Consider creator-led short-form content as an innovation lab. Short-form content is cultural currency. The combination of gen AI, intelligence about audiences, and compelling short-form content has created a successful recipe for creators and the social video platforms they live on. Creators own attention, community, and real-time innovation. Short-form content can be used to quickly test ideas, stories, and formats, and to identify creators with star power. Leverage targeting algorithms, micro-segments, A/B testing, and measurement, and feed those results back into the franchise development and greenlighting process.33
Own audience intelligence and the tech that supports it. AI, data, and cloud infrastructure can improve operations and help media companies sense trends, reach audiences, understand fandoms, and target granular customer segments. Use data-driven insights to make content decisions and extract more value from catalogs, with ROI-driven planning and metadata that strengthens discovery and recommendations.

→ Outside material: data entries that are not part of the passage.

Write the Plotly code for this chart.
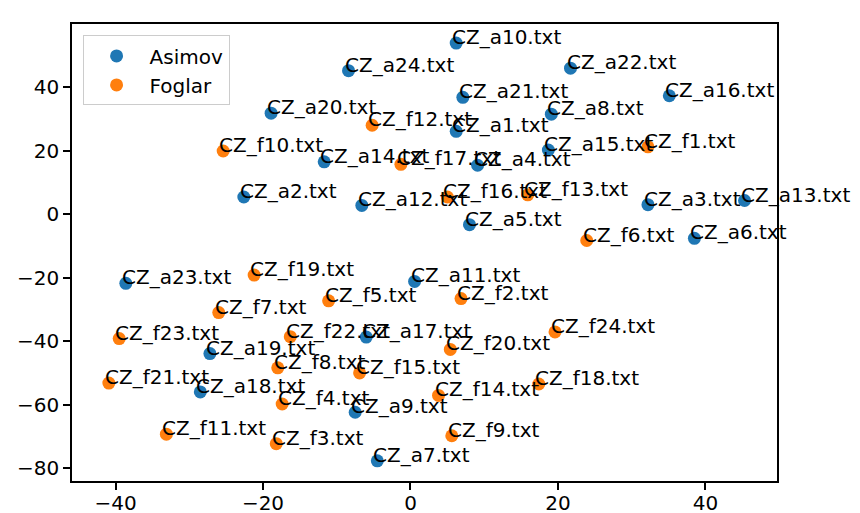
import plotly.graph_objects as go

asimov_names = [f"CZ_a{i}.txt" for i in range(1, 25)]
asimov_x = [6.2, -22.6, 32.2, 9.1, 8.0, 38.5, -4.5, 19.1, -7.5, 6.2, 0.56, -6.6,
            45.3, -11.7, 18.7, 35.1, -6.0, -28.5, -27.2, -18.9, 7.1, 21.7, -38.6, -8.4]
asimov_y = [26.1, 5.4, 3.0, 15.4, -3.3, -7.6, -77.7, 31.5, -62.4, 53.9, -21.2, 2.75,
            4.3, 16.5, 20.2, 37.3, -38.7, -56.0, -43.9, 31.8, 36.8, 46.0, -21.8, 45.2]

foglar_names = [f"CZ_f{i}.txt" for i in range(1, 25)]
foglar_x = [32.2, 6.85, -18.2, -17.4, -11.1, 23.9, -26.0, -18.0, 5.6, -25.4, -33.1, -5.2,
            15.9, 3.8, -6.9, 5.0, -1.3, 17.4, -21.2, 5.4, -40.9, -16.3, -39.5, 19.6]
foglar_y = [21.2, -26.6, -72.3, -59.8, -27.3, -8.3, -31.0, -48.4, -69.8, 19.9, -69.3, 28.0,
            6.1, -57.1, -50.0, 5.4, 15.7, -53.5, -19.2, -42.6, -53.2, -38.6, -39.2, -37.1]

x_ticks = [-40, -20, 0, 20, 40]
y_ticks = [-80, -60, -40, -20, 0, 20, 40, 60]

FONT = "DejaVu Sans"

fig = go.Figure()
fig.add_trace(go.Scatter(x=asimov_x, y=asimov_y, mode="markers", name="Asimov",
                         marker=dict(color="#1f77b4", size=13, line=dict(width=0))))
fig.add_trace(go.Scatter(x=foglar_x, y=foglar_y, mode="markers", name="Foglar",
                         marker=dict(color="#ff7f0e", size=13, line=dict(width=0))))

annotations = []
for names, xs, ys in ((asimov_names, asimov_x, asimov_y), (foglar_names, foglar_x, foglar_y)):
    for n, x, y in zip(names, xs, ys):
        annotations.append(dict(x=x, y=y, xref="x", yref="y", text=n, showarrow=False,
                                xanchor="left", yanchor="bottom", xshift=-6, yshift=-8,
                                font=dict(family=FONT, size=20, color="black")))

axis_common = dict(showgrid=False, zeroline=False, showline=True, linecolor="black",
                   linewidth=1.6, mirror=True, ticks="outside", ticklen=7, tickwidth=1.6,
                   tickcolor="black", automargin=False,
                   tickfont=dict(family=FONT, size=20, color="black"))

fig.update_layout(
    width=860, height=513,
    margin=dict(l=72, r=83, t=24, b=32),
    plot_bgcolor="white", paper_bgcolor="white",
    annotations=annotations,
    xaxis=dict(range=[-45.9, 49.7], tickvals=x_ticks, ticklabelstandoff=-4, **axis_common),
    yaxis=dict(range=[-84.05, 59.9], tickvals=y_ticks, **axis_common),
    legend=dict(x=0.015, y=0.975, xanchor="left", yanchor="top",
                bgcolor="rgba(255,255,255,0.8)", bordercolor="#cccccc", borderwidth=1,
                font=dict(family=FONT, size=20, color="black"), itemwidth=56),
    font=dict(family=FONT),
)

fig.write_html("out.html")
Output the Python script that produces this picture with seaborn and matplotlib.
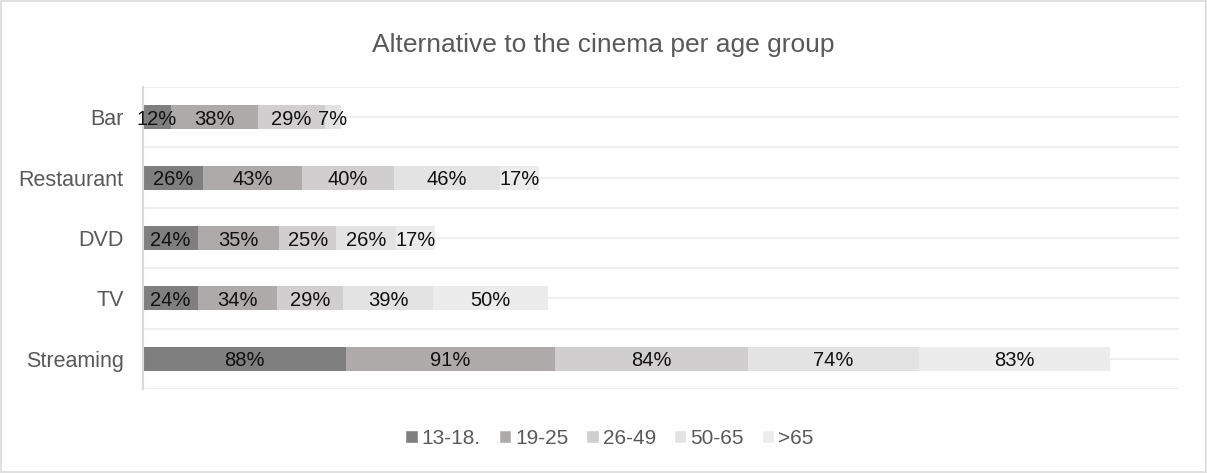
import numpy as np
import matplotlib
matplotlib.use("Agg")
import matplotlib.pyplot as plt
from matplotlib.patches import Patch
import seaborn as sns

# Data
categories = ["Bar", "Restaurant", "DVD", "TV", "Streaming"]
age_groups = ["13-18.", "19-25", "26-49", "50-65", ">65"]
v_13_18 = [12, 26, 24, 24, 88]
v_19_25 = [38, 43, 35, 34, 91]
v_26_49 = [29, 40, 25, 29, 84]
v_50_65 = [7, 46, 26, 39, 74]
v_65_plus = [0, 17, 17, 50, 83]
series = [v_13_18, v_19_25, v_26_49, v_50_65, v_65_plus]
colors = ["#7f7f7f", "#aeaaaa", "#d0cece", "#e3e3e3", "#ececec"]

sns.set_style("white")
plt.rcParams["font.family"] = ["Liberation Sans", "DejaVu Sans"]

fig = plt.figure(figsize=(12.07, 4.73), dpi=100)
fig.patch.set_edgecolor("#e0e0e0")
fig.patch.set_linewidth(1.5)
ax = fig.add_axes([0.1185, 0.1776, 0.8583, 0.6384])

# Stacked bars: draw cumulative totals from the last series to the first
cum = np.cumsum(np.array(series), axis=0)
for i in range(len(series) - 1, -1, -1):
    sns.barplot(x=cum[i], y=categories, order=categories, orient="h",
                color=colors[i], width=0.4, saturation=1, linewidth=0,
                edgecolor="none", ax=ax, zorder=2)

# Value labels centred in each segment
for i, vals in enumerate(series):
    starts = cum[i] - np.array(vals)
    for j, v in enumerate(vals):
        if v == 0:
            continue
        ax.text(starts[j] + v / 2, j, f"{v}%", ha="center",
                va="center_baseline", fontsize=14.5, color="#111111", zorder=3)

ax.set_xlim(0, 450)
ax.set_ylim(4.5, -0.5)
ax.set_xticks([])
ax.set_xlabel("")
ax.set_ylabel("")

# Light gridlines at every half category (centres and boundaries)
ax.set_yticks(np.arange(-0.5, 5, 1.0), minor=True)
ax.grid(True, which="both", axis="y", color="#efefef", linewidth=1.5, zorder=0)
ax.set_axisbelow(True)
ax.tick_params(axis="y", which="both", length=0, pad=14, labelsize=15.5,
               labelcolor="#595959")

for side in ["top", "right", "bottom"]:
    ax.spines[side].set_visible(False)
ax.spines["left"].set_color("#d9d9d9")
ax.spines["left"].set_linewidth(1.5)

fig.text(0.5, 1 - 45 / 473, "Alternative to the cinema per age group",
         ha="center", va="center", fontsize=19, color="#595959")

handles = [Patch(facecolor=c, label=g) for c, g in zip(colors, age_groups)]
fig.legend(handles=handles, loc="center", bbox_to_anchor=(0.505, 1 - 438 / 473),
           ncol=5, frameon=False, fontsize=15, labelcolor="#595959",
           handlelength=0.6, handleheight=0.6, handletextpad=0.2,
           columnspacing=0.85)

fig.savefig("out.png", dpi=100)
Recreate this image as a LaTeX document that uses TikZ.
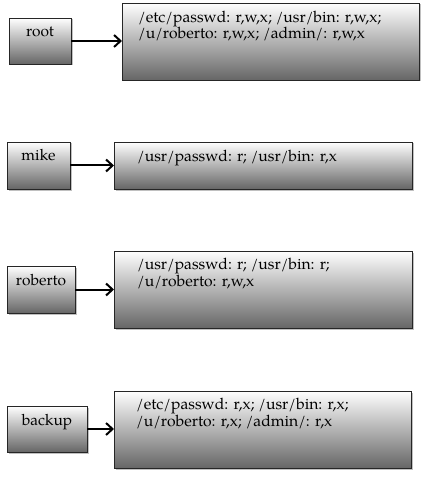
\documentclass[tikz,border=0pt]{standalone}
\usepackage{fontspec}
\setmainfont{TeX Gyre Pagella}
\usetikzlibrary{arrows.meta,shadows,calc}
\begin{document}
\begin{tikzpicture}[x=1pt,y=-1pt,
  box/.style={draw=black!85,line width=0.8pt,rectangle,inner sep=0pt,outer sep=0pt,
    top color=white,bottom color=black!60,
    drop shadow={shadow xshift=1.5pt,shadow yshift=-1.5pt,opacity=0.45,fill=black!55}},
  lbl/.style={font=\fontsize{15.5pt}{15.7pt}\selectfont,anchor=base,inner sep=0pt},
  acl/.style={font=\fontsize{15.7pt}{15.7pt}\selectfont,anchor=base west,align=left,inner sep=0pt},
  link/.style={line width=2pt,-{Straight Barb[length=6.5pt,width=12pt,line width=2pt]}}]
\useasboundingbox (0,0) rectangle (438,494);
% root
\node[box,minimum width=62pt,minimum height=46pt] (rootu) at (40,41) {};
\node[box,minimum width=297pt,minimum height=77pt] (roota) at (270.5,41.5) {};
\node[lbl] (rootl) at ($(rootu.north)+(0,19)$) {root};
\node[acl] (roott) at ($(roota.north west)+(16,36)$) {/etc/passwd: r,w,x; /usr/bin: r,w,x;\\/u/roberto: r,w,x; /admin/: r,w,x};
\draw[link] (rootu.east) -- (rootu.east -| roota.west);
% mike
\node[box,minimum width=63pt,minimum height=47pt] (mikeu) at (38.5,165.5) {};
\node[box,minimum width=298pt,minimum height=47pt] (mikea) at (263,165.5) {};
\node[lbl] (mikel) at ($(mikeu.north)+(0,19)$) {mike};
\node[acl] (miket) at ($(mikea.north west)+(23,20)$) {/usr/passwd: r; /usr/bin: r,x};
\draw[link] (mikeu.east) -- (mikeu.east -| mikea.west);
% roberto
\node[box,minimum width=68pt,minimum height=47pt] (robu) at (41,289.5) {};
\node[box,minimum width=298pt,minimum height=77pt] (roba) at (263,289.5) {};
\node[lbl] (robl) at ($(robu.north)+(0,19)$) {roberto};
\node[acl] (robt) at ($(roba.north west)+(23,35.7)$) {/usr/passwd: r; /usr/bin: r;\\/u/roberto: r,w,x};
\draw[link] (robu.east) -- (robu.east -| roba.west);
% backup
\node[box,minimum width=80pt,minimum height=46pt] (bku) at (47,429) {};
\node[box,minimum width=297pt,minimum height=77pt] (bka) at (262.5,429.5) {};
\node[lbl] (bkl) at ($(bku.north)+(0,19)$) {backup};
\node[acl] (bkt) at ($(bka.north west)+(22,35.7)$) {/etc/passwd: r,x; /usr/bin: r,x;\\/u/roberto: r,x; /admin/: r,x};
\draw[link] (bku.east) -- (bku.east -| bka.west);
\end{tikzpicture}
\end{document}
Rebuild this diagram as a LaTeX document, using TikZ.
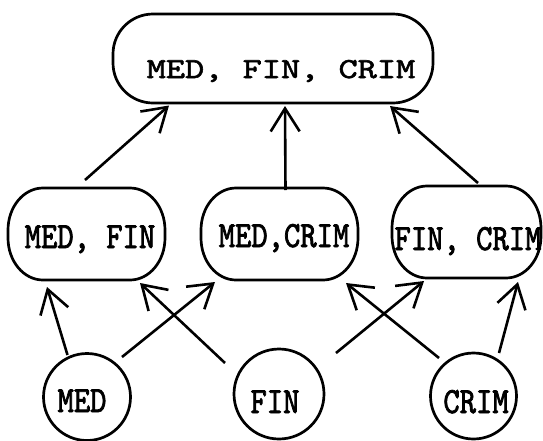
\documentclass[tikz,border=0pt]{standalone}
\usepackage{fontspec}
\usetikzlibrary{arrows.meta}
% typewriter faces: a wide one for the full set, a narrow tall one for the rest
\newfontfamily\typewide{lmmono10-regular}[Extension=.otf,FakeStretch=1.26,FakeBold=2]
\newfontfamily\typenarrow{lmmono10-regular}[Extension=.otf,FakeStretch=0.84,FakeBold=2]
\tikzset{
  slot/.style={rectangle, inner sep=0pt, outer sep=0pt},
  frame/.style={line width=2.7pt},
  single/.style={draw, circle, line width=2.7pt, inner sep=0pt},
  toptext/.style={anchor=base, inner sep=0pt,
    font=\typewide\fontsize{29}{34}\selectfont},
  settext/.style={anchor=base, inner sep=0pt,
    font=\typenarrow\fontsize{37}{42}\selectfont},
  arr/.style={line width=2.6pt,
    -{Straight Barb[length=23pt,width=29pt,line width=2.6pt]}}
}
% outline of a box with elliptical corners: node, x radius, y radius
\newcommand\ovalframe[3]{%
  \draw[frame] ([xshift=#2]#1.north west) -- ([xshift=-#2]#1.north east)
    arc[start angle=90,end angle=0,x radius=#2,y radius=#3]
    -- ([yshift=#3]#1.south east)
    arc[start angle=0,end angle=-90,x radius=#2,y radius=#3]
    -- ([xshift=#2]#1.south west)
    arc[start angle=270,end angle=180,x radius=#2,y radius=#3]
    -- ([yshift=-#3]#1.north west)
    arc[start angle=180,end angle=90,x radius=#2,y radius=#3] -- cycle;}
\begin{document}
\begin{tikzpicture}[x=1pt,y=-1pt]
\useasboundingbox (0,0) rectangle (543,440);

% lattice of subsets
\node[slot, minimum width=320pt, minimum height=89pt] (T) at (273,58.5) {};
\node[slot, minimum width=157pt, minimum height=92pt] (A) at (86.5,234) {};
\node[slot, minimum width=157pt, minimum height=92pt] (B) at (279.5,234) {};
\node[slot, minimum width=149pt, minimum height=92pt] (C) at (466.5,232) {};
\ovalframe{T}{40pt}{40pt}
\ovalframe{A}{35pt}{42pt}
\ovalframe{B}{35pt}{42pt}
\ovalframe{C}{35pt}{42pt}
\node[single, minimum size=87pt] (M) at (87,397) {};
\node[single, minimum size=90pt] (F) at (279,394) {};
\node[single, minimum size=86pt] (R) at (473.5,396) {};

% labels
\node[toptext] (Tl) at ([shift={(8,19.5)}]T.center) {MED, FIN, CRIM};
\node[settext] (Al) at ([shift={(3.5,14)}]A.center) {MED, FIN};
\node[settext] (Bl) at ([shift={(4.5,13)}]B.center) {MED,CRIM};
\node[settext] (Cl) at ([shift={(1.5,18)}]C.center) {FIN, CRIM};
\node[settext] (Ml) at ([shift={(-5,15)}]M.center) {MED};
\node[settext] (Fl) at ([shift={(-4,19)}]F.center) {FIN};
\node[settext] (Rl) at ([shift={(2.5,17)}]R.center) {CRIM};

% pairs into the full set
\draw[arr] ([shift={(-1.5,-54)}]A.center) -- ([shift={(-104,47)}]T.center);
\draw[arr] ([shift={(6,-44)}]B.center) -- ([shift={(12,47.5)}]T.center);
\draw[arr] ([shift={(11.5,-49)}]C.center) -- ([shift={(117,47.5)}]T.center);

% singletons into pairs
\draw[arr] ([shift={(-19.5,-42)}]M.center) -- ([shift={(-39.5,53)}]A.center);
\draw[arr] ([shift={(35,-40)}]M.center) -- ([shift={(-64.5,48)}]B.center);
\draw[arr] ([shift={(-54,-31)}]F.center) -- ([shift={(53.5,49)}]A.center);
\draw[arr] ([shift={(57,-41)}]F.center) -- ([shift={(-42.5,49)}]C.center);
\draw[arr] ([shift={(-34.5,-38)}]R.center) -- ([shift={(66.5,49)}]B.center);
\draw[arr] ([shift={(25.5,-43)}]R.center) -- ([shift={(51.5,50)}]C.center);
\end{tikzpicture}
\end{document}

Treat gen AI as core infrastructure, not an experiment. As AI-generated content becomes commonplace, media companies will need to move beyond one-off experiments and hype-driven use cases. For most companies, gen AI’s impact may be less visible: embedded into day-to-day operations, creative workflows, audience analytics, and production pipelines. Governance, privacy, and IP protections should be in place to help companies scale gen AI in ways that drive creative differentiation and efficiency.